Stated goal — Copy each line below that contains "matplotlib".

Task data —
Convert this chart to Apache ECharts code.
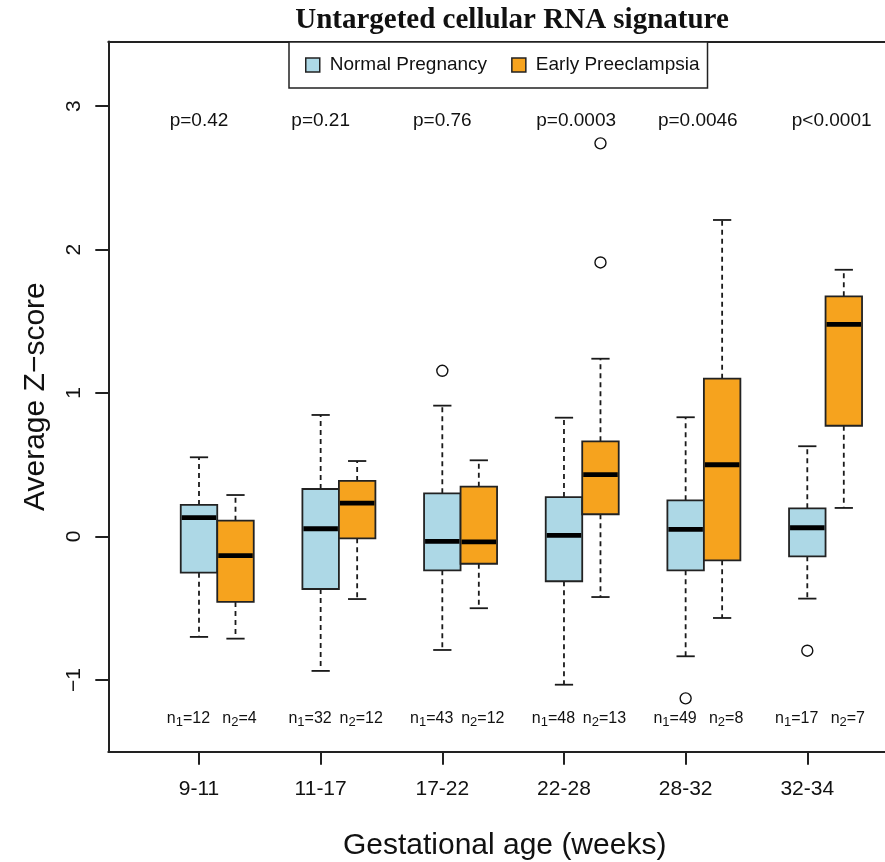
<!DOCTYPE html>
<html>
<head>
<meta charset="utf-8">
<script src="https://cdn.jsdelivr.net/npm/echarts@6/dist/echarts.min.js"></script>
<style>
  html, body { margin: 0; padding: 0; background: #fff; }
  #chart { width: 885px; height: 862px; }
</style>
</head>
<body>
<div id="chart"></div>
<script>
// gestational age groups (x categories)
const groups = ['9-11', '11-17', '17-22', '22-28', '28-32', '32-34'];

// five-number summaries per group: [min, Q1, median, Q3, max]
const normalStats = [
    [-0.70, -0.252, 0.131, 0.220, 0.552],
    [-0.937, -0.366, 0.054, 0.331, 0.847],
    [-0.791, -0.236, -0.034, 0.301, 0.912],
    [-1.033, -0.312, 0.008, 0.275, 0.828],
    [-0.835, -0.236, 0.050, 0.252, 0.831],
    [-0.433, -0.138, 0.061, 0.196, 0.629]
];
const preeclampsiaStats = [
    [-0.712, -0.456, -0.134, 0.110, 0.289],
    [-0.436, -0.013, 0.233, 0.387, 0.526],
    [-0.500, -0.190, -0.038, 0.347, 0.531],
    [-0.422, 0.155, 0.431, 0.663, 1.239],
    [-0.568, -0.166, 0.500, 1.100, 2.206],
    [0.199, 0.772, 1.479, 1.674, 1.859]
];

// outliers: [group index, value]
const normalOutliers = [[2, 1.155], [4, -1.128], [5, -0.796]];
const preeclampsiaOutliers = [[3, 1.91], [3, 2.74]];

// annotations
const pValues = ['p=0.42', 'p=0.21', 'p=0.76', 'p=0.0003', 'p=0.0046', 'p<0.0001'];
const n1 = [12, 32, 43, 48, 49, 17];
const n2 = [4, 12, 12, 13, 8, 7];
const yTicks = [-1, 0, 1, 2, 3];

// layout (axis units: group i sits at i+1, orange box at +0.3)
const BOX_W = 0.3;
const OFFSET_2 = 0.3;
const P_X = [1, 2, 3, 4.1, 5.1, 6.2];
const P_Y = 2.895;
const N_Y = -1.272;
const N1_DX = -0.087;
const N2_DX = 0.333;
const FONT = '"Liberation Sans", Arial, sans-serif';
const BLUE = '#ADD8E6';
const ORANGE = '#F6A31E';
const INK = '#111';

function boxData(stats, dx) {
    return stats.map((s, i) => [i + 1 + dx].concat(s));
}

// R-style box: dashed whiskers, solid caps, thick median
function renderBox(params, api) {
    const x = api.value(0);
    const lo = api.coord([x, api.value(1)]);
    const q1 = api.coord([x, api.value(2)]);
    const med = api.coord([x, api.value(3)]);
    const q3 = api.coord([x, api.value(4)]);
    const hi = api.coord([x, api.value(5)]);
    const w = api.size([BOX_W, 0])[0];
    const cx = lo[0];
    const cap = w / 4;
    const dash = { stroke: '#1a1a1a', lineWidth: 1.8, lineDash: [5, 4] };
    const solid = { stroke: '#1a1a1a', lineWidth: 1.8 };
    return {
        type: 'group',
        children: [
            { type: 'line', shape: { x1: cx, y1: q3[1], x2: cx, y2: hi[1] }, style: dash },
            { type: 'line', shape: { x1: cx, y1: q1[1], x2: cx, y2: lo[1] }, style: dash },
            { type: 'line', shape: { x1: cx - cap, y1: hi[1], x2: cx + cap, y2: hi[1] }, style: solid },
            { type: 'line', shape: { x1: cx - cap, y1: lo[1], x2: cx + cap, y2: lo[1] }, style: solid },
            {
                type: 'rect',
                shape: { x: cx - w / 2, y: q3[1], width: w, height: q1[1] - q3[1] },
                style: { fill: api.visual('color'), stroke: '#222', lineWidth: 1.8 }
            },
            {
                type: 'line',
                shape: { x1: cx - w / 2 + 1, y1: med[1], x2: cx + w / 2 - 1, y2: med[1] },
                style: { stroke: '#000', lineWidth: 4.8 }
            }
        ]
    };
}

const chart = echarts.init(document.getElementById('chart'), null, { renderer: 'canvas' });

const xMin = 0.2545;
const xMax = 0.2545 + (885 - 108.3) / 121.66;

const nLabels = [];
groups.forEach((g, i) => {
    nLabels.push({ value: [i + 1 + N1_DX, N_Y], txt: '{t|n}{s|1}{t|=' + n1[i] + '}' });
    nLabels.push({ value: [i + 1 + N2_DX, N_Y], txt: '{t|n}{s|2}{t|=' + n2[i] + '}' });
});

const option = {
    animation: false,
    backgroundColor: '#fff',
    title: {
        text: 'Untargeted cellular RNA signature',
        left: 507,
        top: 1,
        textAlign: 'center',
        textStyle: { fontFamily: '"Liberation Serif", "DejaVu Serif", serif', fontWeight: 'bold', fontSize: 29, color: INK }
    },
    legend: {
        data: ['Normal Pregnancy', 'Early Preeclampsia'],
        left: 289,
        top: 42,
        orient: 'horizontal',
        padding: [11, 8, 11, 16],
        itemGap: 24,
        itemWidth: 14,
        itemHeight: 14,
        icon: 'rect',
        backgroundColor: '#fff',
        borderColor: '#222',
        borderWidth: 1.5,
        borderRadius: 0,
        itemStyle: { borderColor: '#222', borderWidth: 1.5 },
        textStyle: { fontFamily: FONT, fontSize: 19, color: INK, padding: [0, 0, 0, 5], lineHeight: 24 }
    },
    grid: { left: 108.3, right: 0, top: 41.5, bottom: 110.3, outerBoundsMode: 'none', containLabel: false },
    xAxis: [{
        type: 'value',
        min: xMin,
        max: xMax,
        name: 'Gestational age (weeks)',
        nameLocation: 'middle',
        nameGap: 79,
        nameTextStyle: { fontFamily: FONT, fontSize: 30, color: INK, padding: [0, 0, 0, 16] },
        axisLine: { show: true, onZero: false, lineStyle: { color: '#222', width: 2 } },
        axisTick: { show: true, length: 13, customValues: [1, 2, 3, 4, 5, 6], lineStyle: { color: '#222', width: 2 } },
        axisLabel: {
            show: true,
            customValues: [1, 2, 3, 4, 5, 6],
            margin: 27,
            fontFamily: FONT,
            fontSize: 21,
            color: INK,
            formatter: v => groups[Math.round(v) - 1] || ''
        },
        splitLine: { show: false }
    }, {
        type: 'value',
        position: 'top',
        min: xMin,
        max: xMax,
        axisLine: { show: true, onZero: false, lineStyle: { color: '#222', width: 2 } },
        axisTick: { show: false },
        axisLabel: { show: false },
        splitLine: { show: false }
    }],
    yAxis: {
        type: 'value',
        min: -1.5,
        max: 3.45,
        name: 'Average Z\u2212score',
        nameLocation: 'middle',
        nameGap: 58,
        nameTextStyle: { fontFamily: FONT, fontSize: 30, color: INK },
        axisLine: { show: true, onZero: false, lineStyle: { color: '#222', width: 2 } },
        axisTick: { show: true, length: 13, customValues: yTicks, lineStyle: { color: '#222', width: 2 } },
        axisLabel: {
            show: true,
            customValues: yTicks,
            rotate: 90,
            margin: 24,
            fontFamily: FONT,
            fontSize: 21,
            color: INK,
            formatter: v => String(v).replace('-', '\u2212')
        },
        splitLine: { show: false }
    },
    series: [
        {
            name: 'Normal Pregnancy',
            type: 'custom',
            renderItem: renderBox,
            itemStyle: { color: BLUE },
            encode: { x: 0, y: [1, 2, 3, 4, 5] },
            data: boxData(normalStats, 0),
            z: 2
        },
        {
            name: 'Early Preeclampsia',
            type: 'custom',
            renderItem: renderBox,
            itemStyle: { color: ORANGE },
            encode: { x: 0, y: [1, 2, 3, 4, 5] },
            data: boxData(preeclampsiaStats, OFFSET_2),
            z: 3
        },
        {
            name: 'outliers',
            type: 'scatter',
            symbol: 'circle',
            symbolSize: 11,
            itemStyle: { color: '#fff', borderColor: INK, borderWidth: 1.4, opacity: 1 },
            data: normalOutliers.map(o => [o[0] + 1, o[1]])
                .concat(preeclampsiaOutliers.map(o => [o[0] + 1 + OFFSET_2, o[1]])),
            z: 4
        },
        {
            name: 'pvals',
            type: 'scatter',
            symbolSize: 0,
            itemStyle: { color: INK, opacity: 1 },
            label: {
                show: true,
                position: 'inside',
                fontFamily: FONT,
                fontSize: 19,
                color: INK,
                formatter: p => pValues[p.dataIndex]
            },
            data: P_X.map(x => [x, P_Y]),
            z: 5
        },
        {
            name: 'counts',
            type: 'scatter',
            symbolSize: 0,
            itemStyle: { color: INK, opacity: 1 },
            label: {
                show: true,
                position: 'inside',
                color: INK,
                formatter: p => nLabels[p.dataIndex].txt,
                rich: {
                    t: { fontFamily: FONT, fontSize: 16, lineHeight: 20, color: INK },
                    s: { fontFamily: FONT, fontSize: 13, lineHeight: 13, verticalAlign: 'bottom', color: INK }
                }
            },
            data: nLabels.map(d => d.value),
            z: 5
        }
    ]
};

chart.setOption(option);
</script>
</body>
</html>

...

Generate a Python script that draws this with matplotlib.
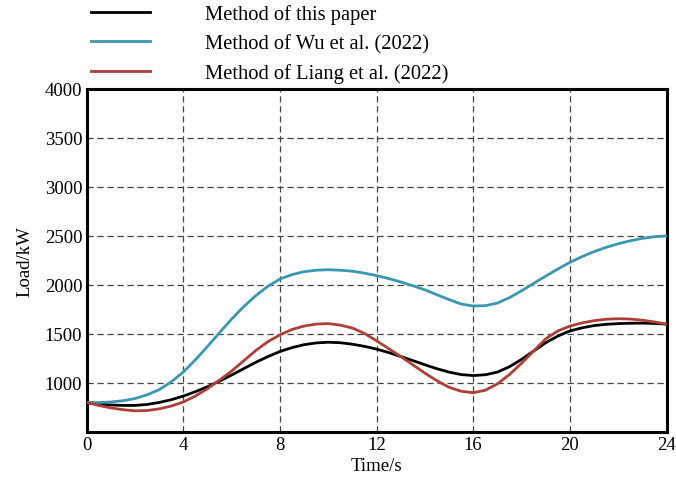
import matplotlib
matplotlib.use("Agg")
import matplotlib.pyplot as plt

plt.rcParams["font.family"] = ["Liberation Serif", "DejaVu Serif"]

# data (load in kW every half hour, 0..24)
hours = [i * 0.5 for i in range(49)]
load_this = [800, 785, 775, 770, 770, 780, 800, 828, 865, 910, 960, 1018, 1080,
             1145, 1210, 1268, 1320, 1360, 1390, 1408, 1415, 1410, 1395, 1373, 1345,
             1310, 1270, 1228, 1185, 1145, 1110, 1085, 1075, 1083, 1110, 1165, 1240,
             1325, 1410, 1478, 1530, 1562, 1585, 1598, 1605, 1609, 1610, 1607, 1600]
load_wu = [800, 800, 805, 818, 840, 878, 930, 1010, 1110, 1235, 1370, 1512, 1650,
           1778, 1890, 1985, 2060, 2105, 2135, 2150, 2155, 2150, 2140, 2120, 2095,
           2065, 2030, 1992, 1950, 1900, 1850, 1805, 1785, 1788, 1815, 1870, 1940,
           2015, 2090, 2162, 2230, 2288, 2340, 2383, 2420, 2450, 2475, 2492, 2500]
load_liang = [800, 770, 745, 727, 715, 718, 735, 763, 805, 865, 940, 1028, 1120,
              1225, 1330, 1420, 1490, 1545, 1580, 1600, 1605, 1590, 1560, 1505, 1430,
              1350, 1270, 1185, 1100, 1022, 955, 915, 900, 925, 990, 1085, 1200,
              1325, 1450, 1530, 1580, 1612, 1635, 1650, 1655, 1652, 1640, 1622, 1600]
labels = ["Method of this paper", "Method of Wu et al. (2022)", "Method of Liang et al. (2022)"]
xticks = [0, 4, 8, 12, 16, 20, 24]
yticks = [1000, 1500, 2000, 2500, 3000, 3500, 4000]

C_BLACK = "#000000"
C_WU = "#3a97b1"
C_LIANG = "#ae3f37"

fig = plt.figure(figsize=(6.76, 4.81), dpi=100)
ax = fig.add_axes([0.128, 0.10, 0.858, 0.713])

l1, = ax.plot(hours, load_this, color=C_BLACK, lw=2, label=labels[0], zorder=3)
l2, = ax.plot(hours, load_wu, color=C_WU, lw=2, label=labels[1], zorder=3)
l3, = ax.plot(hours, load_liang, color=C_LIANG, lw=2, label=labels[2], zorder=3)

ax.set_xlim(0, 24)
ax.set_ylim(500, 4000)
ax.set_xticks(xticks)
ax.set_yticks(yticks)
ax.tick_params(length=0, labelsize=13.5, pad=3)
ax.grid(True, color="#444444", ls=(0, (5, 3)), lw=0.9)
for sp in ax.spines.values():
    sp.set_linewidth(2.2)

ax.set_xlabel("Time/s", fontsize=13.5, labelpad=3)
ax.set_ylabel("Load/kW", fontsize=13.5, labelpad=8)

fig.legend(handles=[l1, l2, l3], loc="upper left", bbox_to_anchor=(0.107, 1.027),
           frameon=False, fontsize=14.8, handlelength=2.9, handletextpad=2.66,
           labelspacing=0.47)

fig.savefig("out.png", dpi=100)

Task solution —
Generate a Python script that draws this with matplotlib.
import matplotlib
matplotlib.use("Agg")
import matplotlib.pyplot as plt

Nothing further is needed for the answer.